The transgenic and commercial soybean varieties that produced elevated phytoglobin levels maintained a high rate of photosynthesis and root development under waterlogged conditions, and also showed an improved recovery rate after being submerged for several days.

“What these results tell us is that there’s potential to use phytoglobins as a pathway to improve the resiliency of soybeans for the eastern Prairies,” says Domitruk. “In terms of next steps, we’re going to continue our work in finding and identifying the specific genes responsible for manipulating the plant’s phytoglobin levels.”

He adds that the same phytoglobins may also be responsible for increasing soybean’s tolerance to saline soil, another stress common on the Prairies.

From an Ontario soybean grower’s perspective, this work could be transferred over to benefit local breeding programs.

“Soybean varieties are well-adapted to Ontario and we know how they react to our environment, but we haven’t quite found how to manage extreme cases of flooding or drought,” says Dr. Josh Cowan, manager of research and innovation at Grain Farmers of Ontario. “What they’re learning in Manitoba about phytoglobins may offer us the opportunity to develop a simpler, more straightforward way of providing stress tolerance.”

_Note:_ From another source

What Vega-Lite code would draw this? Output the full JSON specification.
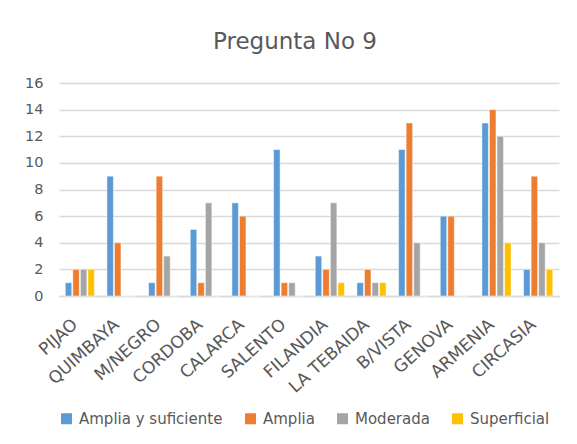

If this phytoglobin-based approach is further proven out through research trials, Domitruk hopes that it could become commercialized through breeding programs to select varieties with higher phytoglobin production as a way to boost flooding tolerance.

Domitruk says the final year of their soybean study will focus more closely on phytoglobin production and soybean survival rates in response to severe drought-stressed conditions.

“We’re satisfied with the results we’ve seen so far and feel that there’s potential through this work to see an immediate difference in the soybean crop and bring about a true step-change for growers on the eastern Prairies,” he says.

This research project is jointly funded by Grain Farmers of Ontario and Manitoba Pulse and Soybean Growers.